I got a late start in the afternoon when I headed south of Sonora Pass The trail quickly ascends to get up on the crest of the mountains and stays there for the next 10 miles. There were excellent views of the country around the highway and the Emigrant Wilderness once I got to the top. Perfect for viewing the peaks at sunset but I found myself hiking in the dark for a few hours to reach land good enough to camp in. High winds and a summer cold snap made me put my jacket on early but the beauty of the surrounding landscape kept me in good spirits.

Sunset on the Mountains Near Sonora Pass

I had good fortune that I was able to get through most of the high points before nightfall. There was still snow clinging to the north face of the ridge in a number of spots. Most of the snow had already been tread on heavily, leaving pockets for me to step in. Still, it is always good to take your time when crossing snow, especially without crampons.

After traversing the ridge, the trail drops down into the Hoover Wilderness, passing by a few alpine creeks and high elevation forests. Deer stared in bewilderment at my flashlight as I passed through the trees. I ended up choosing a sandy and granite filled area to camp in. I ate a quick meal and strapped my hammock to some white pines and quickly fell to sleep.

It was a chilly morning. I slept in a couple of hours after sunrise and then hit the trail again. I was about 10 miles from the northern entrance to Yosemite's Wilderness. The terrain was even heavily forested and marshy. Mosquitoes weren't as bad as I thought they would be but they came often enough I kept my repellent in my pack's front side pocket. I passed by the 1000 mile marker that hikers had laid out of stone. For northbound hikers, this is an achievement. For me, it reminded me I still had a long way to go to Mexico.

The Gateway to Yosemite Wilderness

By the afternoon, I had reached Dorothy Pass and the boundary to the national park. A hour or so into the park, I spotted my first bear of the PCT this season. He was about 30 yards from the trail, poking around in the underbrush for food. I quickly passed by and looked back to see a pair of ears popping out of a bush. The trail continues along Falls Creek for several miles.
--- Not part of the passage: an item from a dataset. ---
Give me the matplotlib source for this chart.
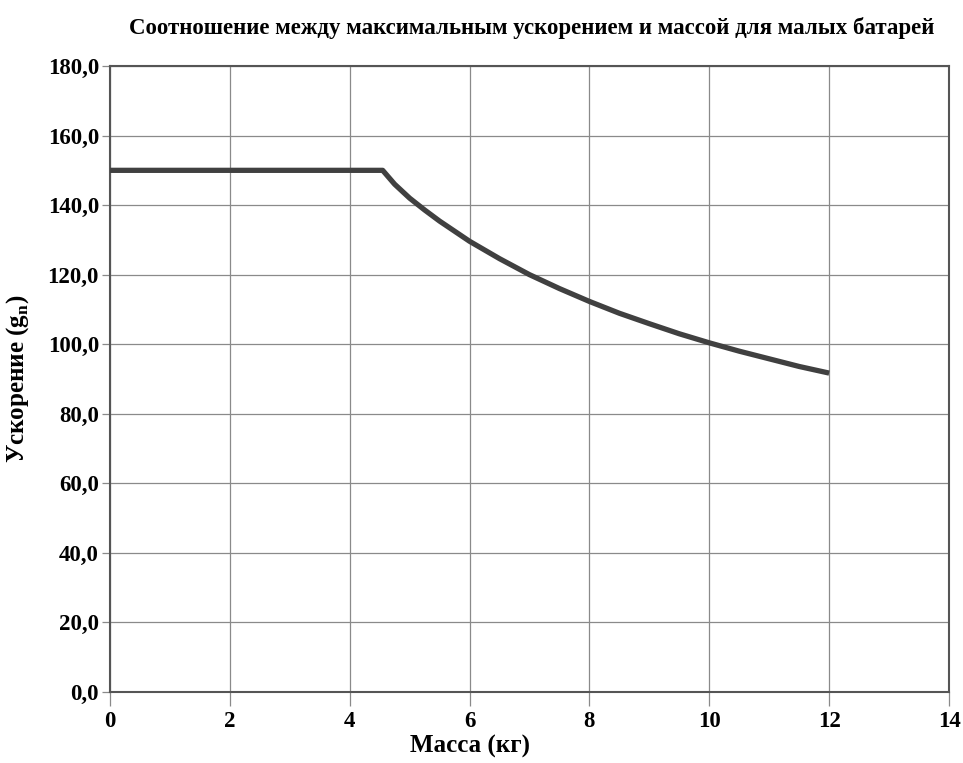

I camped in an outcropping of boulders beside a meadow the creek meanders through.

The morning greeted me with frosty dew. Thankfully, it was not cold enough to freeze any of my water supply. I kept my long underwear and jacket on until the morning sun was causing me to sweat. After a quick dip in the creek, I felt ready to tackle the next 15 miles I had planned to cover in the day.

Falls Creek

I saw a pattern start to emerge in the wilderness. Pass over a solid granite ridge for about 2000 ft and then descend into a glacial valley with a pristine creek running through the middle of it. The next few days would be spent covering this terrain until I reached Tuolumne Meadows. It was tough going. The constant elevation change meant I was only covering 15 miles in a day instead of my usual 18-20 miles. I saw another large bear heading down to an alpine lake on my third day. It seems like this wet winter has sparked all wildlife into action.

Camping Along a Granite Ridge

I covered a good amount of miles on my fourth day, zipping past Benson Lake and Benson Pass. I saw signs for countless trails to alpine lakes and mountain passes. I got as close as 14 miles to Hetch Hetchy. I could spend weeks just exploring the backcountry in Yosemite.

Yet Another Stunning Canyon Carved From Granite

I had to cover 18 miles on the final day to make it Tuolumne. I was on my final packet of instant mashed potatoes and out of butane to boil water with. It was mostly flat or downhill so I was confident I would be able to make it well before sundow. As I reached Glen Aulin waterfalls, it started to resemble the Yosemite I knew. I passed by more day hikers in 30 minutes than I saw people during my whole time in the wilderness.